When calling enrich_papers(), each paper is tried against these strategies in sequence. The first one that returns a result wins:

  1. DOIenrich_by_doi() (OpenAlex first if openalex_first=True)
  2. arXiv IDenrich_by_arxiv_id() (Semantic Scholar)
  3. PubMed IDenrich_by_pmid() (PubMed E-utilities)
  4. URL analysisenrich_by_url() (extracts IDs from URL, then retries above)
  5. Title search (OpenAlex)enrich_by_title_openalex() (fuzzy match)
  6. Title search (S2)enrich_by_title() (Semantic Scholar search)

Input Format

enrich_papers() accepts a list of dicts. Each dict can have any of:

Key Type Description
url str Paper URL (used for ID extraction and S2 URL lookup)
doi str Digital Object Identifier
arxiv_id str arXiv paper ID (e.g. "2301.04821")
pubmed_id str PubMed ID
title str Paper title (for title-based search fallback)
ids dict Nested dict with doi, arxiv_id, pmid keys (from merge step)
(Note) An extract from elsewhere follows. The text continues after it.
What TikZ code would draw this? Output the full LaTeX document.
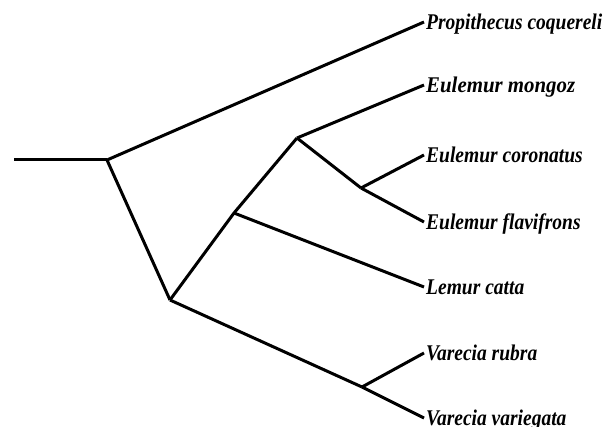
\documentclass[tikz,border=0pt]{standalone}
\usepackage{fontspec}
\setmainfont{Liberation Serif}
\usetikzlibrary{positioning}

% taller, and where needed wider, species names
\newcommand{\spname}[2][1]{\scalebox{#1}[1.15]{#2}}

\tikzset{
  branch/.style={line width=3pt},
  taxon/.style={anchor=west, inner sep=2pt, text height=15pt, text depth=0pt,
    font=\fontsize{19.5}{23}\selectfont\bfseries\itshape}
}

\begin{document}
\begin{tikzpicture}[x=1pt,y=-1pt]
  \useasboundingbox (0,0) rectangle (609,427);
  % inner nodes of the tree
  \coordinate (stem) at (14,160); \coordinate (root) at (107,160);
  \coordinate (lemurids) at (170,300); \coordinate (lemurcl) at (234,213);
  \coordinate (eulemur) at (297,138); \coordinate (eulcf) at (361,188);
  \coordinate (varecia) at (362,387);
  % taxa
  \node[taxon] (pcoq) at (424,22) {\spname{Propithecus coquereli}};
  \node[taxon] (emon) at (424,85) {\spname[1.07]{Eulemur mongoz}};
  \node[taxon] (ecor) at (424,155) {\spname{Eulemur coronatus}};
  \node[taxon] (efla) at (424,222) {\spname{Eulemur flavifrons}};
  \node[taxon] (lcat) at (424,287) {\spname{Lemur catta}};
  \node[taxon] (vrub) at (424,353) {\spname{Varecia rubra}};
  \node[taxon] (vvar) at (424,418) {\spname{Varecia variegata}};
  % branches
  \draw[branch] (stem) -- (root);
  \draw[branch] (root) -- (pcoq.west);
  \draw[branch] (root) -- (lemurids);
  \draw[branch] (lemurids) -- (lemurcl) -- (eulemur);
  \draw[branch] (eulemur) -- (emon.west);
  \draw[branch] (eulemur) -- (eulcf);
  \draw[branch] (eulcf) -- (ecor.west);
  \draw[branch] (eulcf) -- (efla.west);
  \draw[branch] (lemurcl) -- (lcat.west);
  \draw[branch] (lemurids) -- (varecia);
  \draw[branch] (varecia) -- (vrub.west);
  \draw[branch] (varecia) -- (vvar.west);
\end{tikzpicture}
\end{document}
Output: PaperMetadata Fields

Field Type Source
title str All APIs
authors list[str] All APIs — never truncated
year int \| None All APIs
journal str \| None Primary location / venue
abstract str \| None S2, OpenAlex (reconstructed from inverted index)
doi str \| None Normalized (no URL prefix)
arxiv_id str \| None e.g. "2301.04821"
pubmed_id str \| None Numeric string
pmc_id str \| None e.g. "PMC12345"
openalex_id str \| None e.g. "https://openalex.org/W1234567890"
semantic_scholar_id str \| None S2 paper ID
institutions list[str] OpenAlex authorships
keywords list[str] Subject tags
url str \| None Primary paper URL

Rate Limiting

API Rate Notes
OpenAlex (with email) ~10 req/s Set email param for polite pool
OpenAlex (without email) ~1 req/s Much slower
Semantic Scholar ~3 req/s Aggressive 429s, use 1.5s+ delay
PubMed E-utilities ~3 req/s NCBI standard limit

Backward Compatibility

enrich_paper

enrich_paper(url: str, timeout: int = DEFAULT_TIMEOUT) -> dict[str, Any]

Enrich a paper URL with metadata (backward compatibility wrapper).

This is the old functional interface. For new code, use PaperEnricher class.